In the race for Connecticut’s open state and congressional seats, the Republicans will be on top — at least on top of the ballot.

The state Supreme Court issued a decision on Wednesday, Sept. 26, that requires the Republican Party’s candidates for office in the Nov. 6 election be placed on the first line of the ballots.

State law gives the top line of the ballot to the party of the winner of the most recent gubernatorial race. Because that winner in 2010 was Democrat Dannel Malloy, Secretary of the State Denise Merrill had planned to list Democrats first on the ballots.

However, the Republican Party of Connecticut challenged that decision, based on the fact Mr. Malloy received fewer votes on the Democratic line than his Republican opponent Tom Foley had on the Republican line. Mr. Malloy had been cross-endorsed by the Working Families Party, and it was these votes that, when combined with those cast on the Democratic line, gave him the victory in the governor’s race.

Chapter 147, Section 9-249a of the Connecticut state statutes, deals with the order of parties on the ballot.
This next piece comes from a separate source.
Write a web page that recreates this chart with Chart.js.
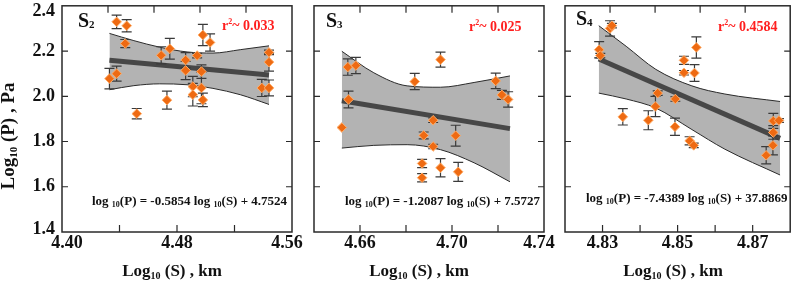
<!DOCTYPE html>
<html>
<head>
<meta charset="utf-8">
<script src="https://cdn.jsdelivr.net/npm/chart.js@4.4.1/dist/chart.umd.min.js"></script>
<style>
  html, body { margin: 0; padding: 0; background: #fff; }
  #wrap { position: relative; width: 796px; height: 284px; overflow: hidden; }
  #wrap canvas { position: absolute; left: 0; top: 0; }
</style>
</head>
<body>
<div id="wrap">
  <canvas id="c2" width="796" height="284"></canvas>
  <canvas id="c3" width="796" height="284"></canvas>
  <canvas id="c4" width="796" height="284"></canvas>
</div>
<script>
// ---- S2 ----
const s2X   = [4.433, 4.438, 4.438, 4.445, 4.444, 4.452, 4.469, 4.475, 4.473, 4.486, 4.486, 4.491, 4.491, 4.494, 4.498, 4.503, 4.497, 4.497, 4.498, 4.539, 4.544, 4.544, 4.544];
const s2Y   = [2.078, 2.100, 2.329, 2.312, 2.233, 1.923, 2.181, 2.210, 1.983, 2.160, 2.114, 2.043, 2.007, 2.180, 2.271, 2.238, 2.109, 2.037, 1.984, 2.037, 2.194, 2.151, 2.037];
const s2Err = [0.045, 0.033, 0.030, 0.027, 0.018, 0.023, 0.038, 0.046, 0.040, 0.033, 0.040, 0.045, 0.050, 0.010, 0.047, 0.038, 0.030, 0.070, 0.030, 0.038, 0.010, 0.040, 0.035];
const s2FitX = [4.433, 4.544];
const s2FitY = [2.159, 2.094];
const s2BandX  = [4.433, 4.450, 4.468, 4.487, 4.505, 4.524, 4.544];
const s2BandUp = [2.278, 2.246, 2.217, 2.196, 2.191, 2.206, 2.223];
const s2BandLo = [2.029, 2.047, 2.055, 2.051, 2.035, 2.007, 1.964];
const s2XTicks = ['4.40', '4.48', '4.56'];
const s2TopTicks = [4.432, 4.464, 4.496, 4.528];

// ---- S3 ----
const s3X   = [4.6521, 4.6547, 4.6582, 4.6550, 4.6838, 4.6950, 4.6918, 4.6877, 4.6918, 4.6870, 4.6870, 4.6950, 4.7016, 4.7027, 4.7190, 4.7217, 4.7244];
const s3Y   = [1.862, 2.129, 2.136, 1.986, 2.065, 2.162, 1.894, 1.827, 1.778, 1.703, 1.640, 1.684, 1.826, 1.666, 2.068, 2.006, 1.986];
const s3Err = [0, 0.036, 0.036, 0.037, 0.036, 0.033, 0.010, 0.015, 0.010, 0.018, 0.018, 0.040, 0.046, 0.042, 0.034, 0.020, 0.034];
const s3FitX = [4.6521, 4.7252];
const s3FitY = [1.980, 1.857];
const s3BandX  = [4.6521, 4.6660, 4.6805, 4.6950, 4.7096, 4.7252];
const s3BandUp = [2.199, 2.104, 2.046, 2.040, 2.061, 2.090];
const s3BandLo = [1.771, 1.783, 1.786, 1.764, 1.706, 1.622];
const s3XTicks = ['4.66', '4.70', '4.74'];
const s3TopTicks = [4.66, 4.68, 4.70, 4.72];

// ---- S4 ----
const s4X   = [4.8291, 4.8294, 4.8320, 4.8325, 4.8354, 4.8422, 4.8441, 4.8447, 4.8494, 4.8493, 4.8517, 4.8517, 4.8550, 4.8545, 4.8532, 4.8543, 4.8736, 4.8754, 4.8755, 4.8755, 4.8770];
const s4Y   = [2.206, 2.180, 2.300, 2.312, 1.909, 1.894, 1.955, 2.014, 1.988, 1.865, 2.159, 2.104, 2.216, 2.103, 1.803, 1.783, 1.739, 1.783, 1.840, 1.891, 1.893];
const s4Err = [0.036, 0.010, 0.034, 0.010, 0.036, 0.042, 0.045, 0.010, 0.010, 0.038, 0.018, 0.010, 0.047, 0.037, 0.018, 0.010, 0.038, 0.042, 0.030, 0.033, 0.008];
const s4FitX = [4.829, 4.8773];
const s4FitY = [2.165, 1.814];
const s4BandX  = [4.8290, 4.8363, 4.8442, 4.8538, 4.8626, 4.8773];
const s4BandUp = [2.312, 2.221, 2.119, 2.046, 2.010, 1.977];
const s4BandLo = [2.014, 1.988, 1.948, 1.853, 1.766, 1.652];
const s4XTicks = ['4.83', '4.85', '4.87'];
const s4TopTicks = [4.832, 4.844, 4.856, 4.868];

// shared y axis
const yTickLabels = ['1.4', '1.6', '1.8', '2.0', '2.2', '2.4'];

const SERIF = '"Liberation Serif", "Times New Roman", serif';
const ORANGE = '#ee6a12', ORANGE_EDGE = '#ffae6a', FIT = '#474747', BAND = '#b3b3b3', INK = '#2a2a2a', RED = '#ff1f1f';

function pts(xs, ys) { return xs.map((x, i) => ({ x: x, y: ys[i] })); }

// text made of pieces (subscripts/superscripts)
function drawRich(ctx, parts, x, y, align) {
  let w = 0;
  parts.forEach(p => { ctx.font = `bold ${p.s}px ${SERIF}`; p.w = ctx.measureText(p.t).width; w += p.w; });
  let cx = align === 'center' ? x - w / 2 : (align === 'right' ? x - w : x);
  parts.forEach(p => { ctx.font = `bold ${p.s}px ${SERIF}`; ctx.fillText(p.t, cx, y + (p.dy || 0)); cx += p.w; });
}

const decor = {
  id: 'decor',
  beforeDatasetDraw(chart, args, o) {
    if (args.index !== 0) return;
    // error bars under the diamonds
    const ctx = chart.ctx, xs = chart.scales.x, ys = chart.scales.y;
    ctx.save();
    ctx.strokeStyle = '#3a3a3a'; ctx.lineWidth = 1.2;
    o.err.forEach((e, i) => {
      if (!e) return;
      const px = xs.getPixelForValue(o.xv[i]);
      const y1 = ys.getPixelForValue(o.yv[i] + e), y2 = ys.getPixelForValue(o.yv[i] - e);
      ctx.beginPath();
      ctx.moveTo(px, y1); ctx.lineTo(px, y2);
      ctx.moveTo(px - 5, y1); ctx.lineTo(px + 5, y1);
      ctx.moveTo(px - 5, y2); ctx.lineTo(px + 5, y2);
      ctx.stroke();
    });
    ctx.restore();
  },
  afterDraw(chart, args, o) {
    const ctx = chart.ctx, a = chart.chartArea, xs = chart.scales.x, ys = chart.scales.y;
    ctx.save();
    // frame
    ctx.strokeStyle = INK; ctx.lineWidth = 1.5;
    ctx.strokeRect(a.left, a.top, a.right - a.left, a.bottom - a.top);
    ctx.lineWidth = 1.2;
    ctx.beginPath();
    xs.ticks.forEach(t => {
      if (t.value <= xs.min + 1e-9 || t.value >= xs.max - 1e-9) return;
      const px = xs.getPixelForValue(t.value);
      ctx.moveTo(px, a.bottom); ctx.lineTo(px, a.bottom - 7);
    });
    o.topTicks.forEach(v => {
      const px = xs.getPixelForValue(v);
      ctx.moveTo(px, a.top); ctx.lineTo(px, a.top + 7);
    });
    ys.ticks.forEach(t => {
      if (t.value <= ys.min + 1e-9 || t.value >= ys.max - 1e-9) return;
      const py = ys.getPixelForValue(t.value);
      ctx.moveTo(a.left, py); ctx.lineTo(a.left + 6, py);
      ctx.moveTo(a.right, py); ctx.lineTo(a.right - 6, py);
    });
    ctx.stroke();

    ctx.fillStyle = '#111';
    ctx.font = `bold 18px ${SERIF}`;
    ctx.textBaseline = 'top'; ctx.textAlign = 'center';
    xs.ticks.forEach(t => {
      const lab = t.value.toFixed(2);
      if (!o.xLabels.includes(lab)) return;
      let px = xs.getPixelForValue(t.value);
      px = Math.min(Math.max(px, a.left + 5), a.right - 5);
      ctx.fillText(lab, px, a.bottom + 2);
    });
    if (o.yLabels) {
      ctx.textBaseline = 'middle'; ctx.textAlign = 'right';
      ys.ticks.forEach(t => {
        const lab = t.value.toFixed(1);
        if (!yTickLabels.includes(lab)) return;
        let py = ys.getPixelForValue(t.value);
        py = Math.min(Math.max(py, a.top + 6), a.bottom - 3);
        ctx.fillText(lab, a.left - 7, py);
      });
    }

    ctx.textBaseline = 'alphabetic'; ctx.textAlign = 'left';
    // axis titles
    drawRich(ctx, [{ t: 'Log', s: 17 }, { t: '10', s: 10, dy: 3 }, { t: ' (S) , km', s: 17 }], o.titleX, 276, 'center');
    if (o.yTitle) {
      ctx.save();
      ctx.translate(14, 136); ctx.rotate(-Math.PI / 2);
      drawRich(ctx, [{ t: 'Log', s: 19 }, { t: '10', s: 11, dy: 3 }, { t: ' (P) , Pa', s: 19 }], 0, 0, 'center');
      ctx.restore();
    }
    // panel tag
    drawRich(ctx, [{ t: 'S', s: 20 }, { t: o.tag, s: 11, dy: 1 }], o.tagPos[0], o.tagPos[1], 'left');
    // r^2
    ctx.fillStyle = RED;
    drawRich(ctx, [{ t: 'r', s: 14 }, { t: '2', s: 8, dy: -6 }, { t: '~ ' + o.r2, s: 14 }], o.r2Pos[0], o.r2Pos[1], 'left');
    // equation
    ctx.fillStyle = '#111';
    drawRich(ctx, [{ t: 'log ', s: 13 }, { t: '10', s: 8, dy: 2 }, { t: '(P) = ' + o.slope + ' log ', s: 13 },
                   { t: '10', s: 8, dy: 2 }, { t: '(S) + ' + o.icpt, s: 13 }], o.eqPos[0], o.eqPos[1], 'left');
    ctx.restore();
  }
};

function panel(id, left, right, xMin, xMax, xStep, d) {
  return new Chart(document.getElementById(id), {
    type: 'scatter',
    data: {
      datasets: [
        { data: pts(d.xv, d.yv), pointStyle: 'rectRot', pointRadius: 4.8, backgroundColor: ORANGE,
          borderColor: ORANGE_EDGE, borderWidth: 1, order: 0 },
        { data: pts(d.fitX, d.fitY), showLine: true, borderColor: FIT, borderWidth: 5, pointRadius: 0, order: 1 },
        { data: pts(d.bandX, d.bandUp), showLine: true, borderColor: INK, borderWidth: 1, pointRadius: 0,
          fill: '+1', backgroundColor: BAND, cubicInterpolationMode: 'monotone', order: 3 },
        { data: pts(d.bandX, d.bandLo), showLine: true, borderColor: INK, borderWidth: 1, pointRadius: 0,
          cubicInterpolationMode: 'monotone', order: 2 }
      ]
    },
    options: {
      responsive: false, animation: false, events: [],
      layout: { padding: { left: left, right: 796 - right, top: 2, bottom: 52 } },
      plugins: { legend: { display: false }, tooltip: { enabled: false }, decor: d },
      scales: {
        x: { type: 'linear', min: xMin, max: xMax, ticks: { display: false, stepSize: xStep },
             grid: { display: false, drawTicks: false }, border: { display: false } },
        y: { type: 'linear', min: 1.4, max: 2.4, ticks: { display: false, stepSize: 0.2 },
             grid: { display: false, drawTicks: false }, border: { display: false } }
      }
    },
    plugins: [decor]
  });
}

panel('c2', 62, 292, 4.40, 4.56, 0.04, {
  xv: s2X, yv: s2Y, err: s2Err, fitX: s2FitX, fitY: s2FitY, bandX: s2BandX, bandUp: s2BandUp, bandLo: s2BandLo,
  xLabels: s2XTicks, topTicks: s2TopTicks, yLabels: true, yTitle: true, titleX: 172,
  tag: '2', tagPos: [78, 27], r2: '0.033', r2Pos: [222, 30], slope: '-0.5854', icpt: '4.7524', eqPos: [92, 205]
});
panel('c3', 314, 544, 4.64, 4.74, 0.02, {
  xv: s3X, yv: s3Y, err: s3Err, fitX: s3FitX, fitY: s3FitY, bandX: s3BandX, bandUp: s3BandUp, bandLo: s3BandLo,
  xLabels: s3XTicks, topTicks: s3TopTicks, yLabels: false, yTitle: false, titleX: 419,
  tag: '3', tagPos: [326, 27], r2: '0.025', r2Pos: [469, 30.5], slope: '-1.2087', icpt: '7.5727', eqPos: [345, 205]
});
panel('c4', 565, 794, 4.82, 4.88, 0.01, {
  xv: s4X, yv: s4Y, err: s4Err, fitX: s4FitX, fitY: s4FitY, bandX: s4BandX, bandUp: s4BandUp, bandLo: s4BandLo,
  xLabels: s4XTicks, topTicks: s4TopTicks, yLabels: false, yTitle: false, titleX: 673,
  tag: '4', tagPos: [576, 25], r2: '0.4584', r2Pos: [718, 30.5], slope: '-7.4389', icpt: '37.8869', eqPos: [586, 202]
});
</script>
</body>
</html>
The statute states the first party to be listed on a ballot is “the party whose candidate for governor polled the highest number of votes in the last-preceding election.”

The secretary of the state’s office interpreted this to mean that Mr. Malloy was the Democratic Party’s candidate; therefore, because he received the most overall votes, the Democrats should be listed first in this election.

The Republican Party — and ultimately the state Supreme Court agreed — argued the wording of the statute is intended to refer to parties, not specific candidates, so the party that received the most votes should go on top.


“While I am surprised at the outcome today, I am confident that my office interpreted the statute in good faith and with due diligence,” Ms. Merrill said in a press release issued Sept. 26. “My staff interpreted the law back in 2011, for the municipal election ballot that year, relying on recent precedent, thorough research and a careful analysis of the statute. The Supreme Court disagrees with our view, and I respect the court’s final decision in this matter. The Republican Party will be on the top line of the ballot in accordance with the court’s order.”

Connecticut Republican Party Chairman Jerry Labriola Jr. was pleased with the state Supreme Court’s decision.

“In the party’s view, the language of the statute clearly states that Republicans should receive the top line based on the results of the 2010 gubernatorial election,” Mr. Labriola said in a press release issued the day of the court decision. “I regret that it was necessary to file a legal action in response to the secretary of state’s incorrect interpretation of election law, but I am pleased that our Republican candidates will have their rightful place on the top ballot line for the Nov. 6, 2012, election.”

Although ballots were supposed to be sent to municipalities across the state by Sept. 15, the secretary of the state’s office had been holding off on printing ballots until the Supreme Court made its decision. Ms. Merrill said she is pleased the court made its decision in time for ballots to be printed accurately.

“With the timing of this decision, we now feel confident that absentee ballots should be available for distribution by town clerks by the Oct. 5 statutory deadline,” she said in her release.